Carbon-based catalysts with transition metal active sites hold great promise for electrochemically catalyzing the oxygen reduction reaction (ORR). However, it is still challenging to fabricate carbon catalysts containing transition metal active sites, which possess excellent and pH-universal capabilities of catalyzing the ORR, in a cost-effective and facile way. Here, using naturally abundant wood ear as a precursor, we demonstrate that carbon-based catalysts with Co components, named Co–C catalysts, can be prepared by an impregnation–precarbonization–activation strategy. We find that the obtained catalysts possess multiple catalytically active sites, including N heteroatoms, intrinsic defects, integrated Co nanoparticles, and well dispersed CoNx structures. The unique features endow our Co–C catalysts with a pH-universal catalytic capability, enabling them to effectively catalyze the ORR over a wide pH range. In an alkaline electrolyte, the performance of our optimum Co–C catalyst can compete with that of the benchmark Pt/C catalyst.
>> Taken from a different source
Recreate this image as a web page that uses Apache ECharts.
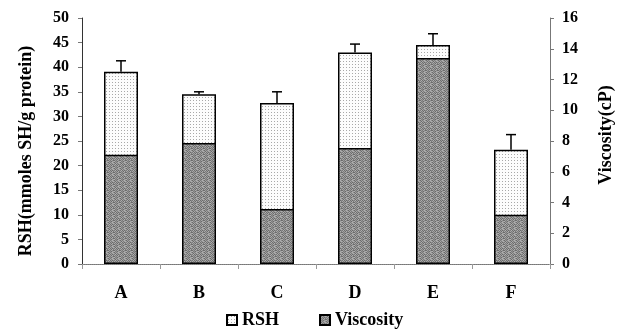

Particularly, our optimum Co–C catalyst can outperform the Pt/C catalyst when applied in both alkaline and neutral Zn–air fuel cells. Based on our investigations, the incorporated Co nanoparticles should play a significant role in boosting the catalysis of the ORR in an alkaline electrolyte, while the CoNx structures in the matrix can contribute to improve the oxygen reduction performance in a neutral electrolyte. These results may open up a simple way to fabricate noble metal-free electrocatalysts from biomaterials and provide insights into the rational design of ORR catalysts for applications in practical fuel cells.